Is it possible in this case to calculate the derivative with matrix notation?

35 Views Asked by At

$$\tag 1 \frac{1}{2}{(y-Xw)}^T(y-Xw)$$ where:

$y$ is $N \times 1$

$X$ is $N \times p$

$\omega$ is $p \times 1$

Is the vectorized way to write

$$\tag 2 \frac{1}{2}\sum_{i=1}^n (y^{(i)}-x^{{(i)}^T}\omega)^2$$

I would like to differentiate $(1)$ with respect to $\omega$ and set the derivative equal to 0. This is easy to do for (2) but I'm wondering if this sort of thing is possible for vectorized notation which I am new to.

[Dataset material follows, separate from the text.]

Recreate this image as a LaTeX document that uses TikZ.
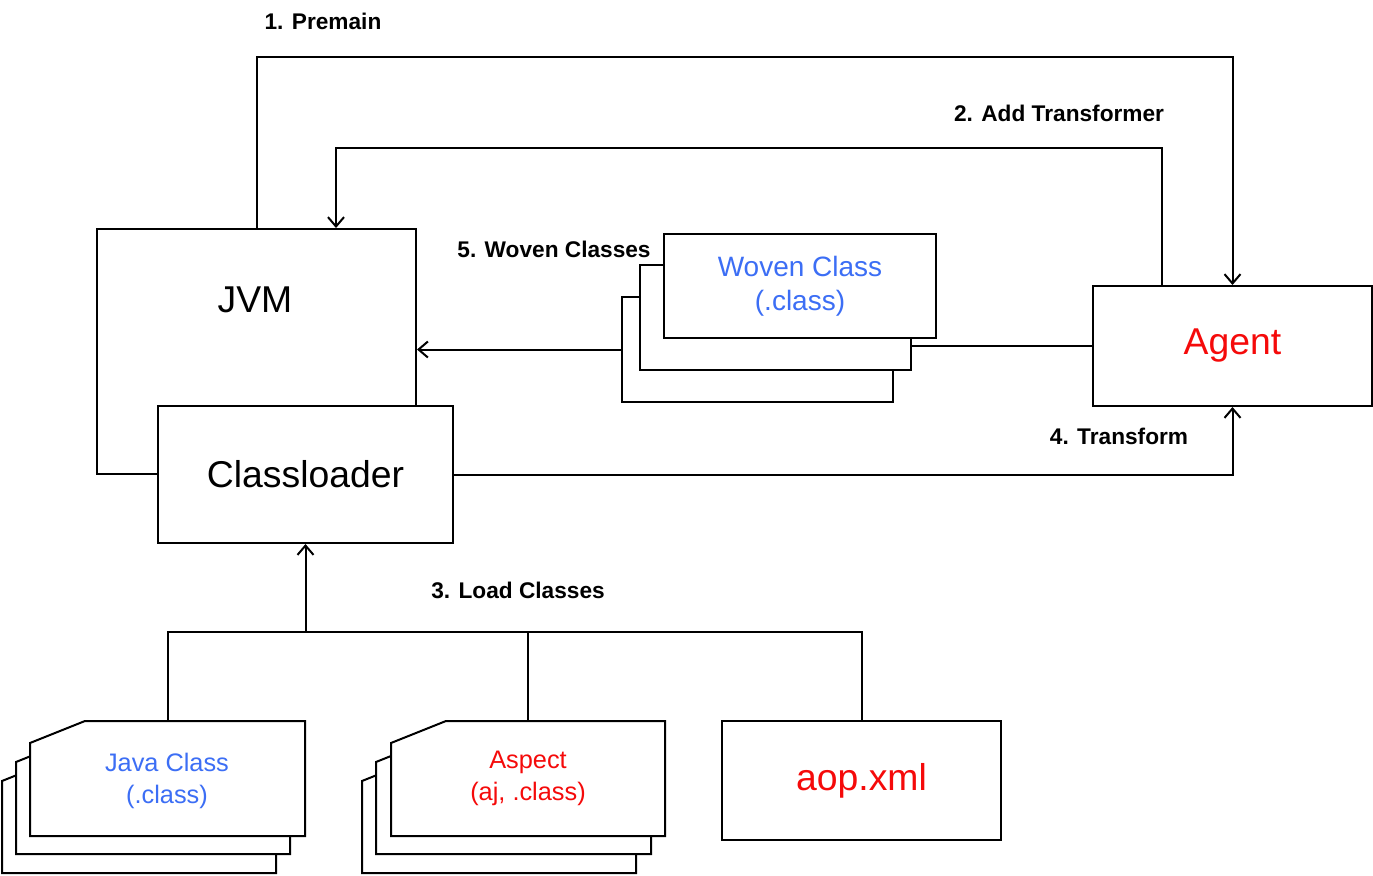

I would expect a very similar result to what would happen if you did this procedure with (2) should yield something like:

$$x^T(y-x\omega)=0$$

Is there something I'm missing here or is this hard to do? Is this standard or generally avoided? My attempts seem to lead to unintuitive answers. If this is a bad question, I apologize. Any resources or help would be appreciated, thanks.

1

There are 1 best solutions below

0
On BEST ANSWER

Let $z=(Xw-y)$ and use a colon to denote the trace/Frobenius product, i.e. $A:B={\rm tr}(A^TB)$. Then you can write the function in a form such that finding the differential and gradient is easy. $$\eqalign{ \phi &= \frac{1}{2}z:z \cr d\phi &= z:dz = z:X\,dw = X^Tz:dw \cr \frac{\partial\phi}{\partial w} &= X^Tz = X^T(Xw-y) \cr\cr }$$ Now set the gradient to zero and solve $$\eqalign{ X^TXw &= X^Ty \cr w &= (X^TX)^{-1}X^Ty \cr\cr }$$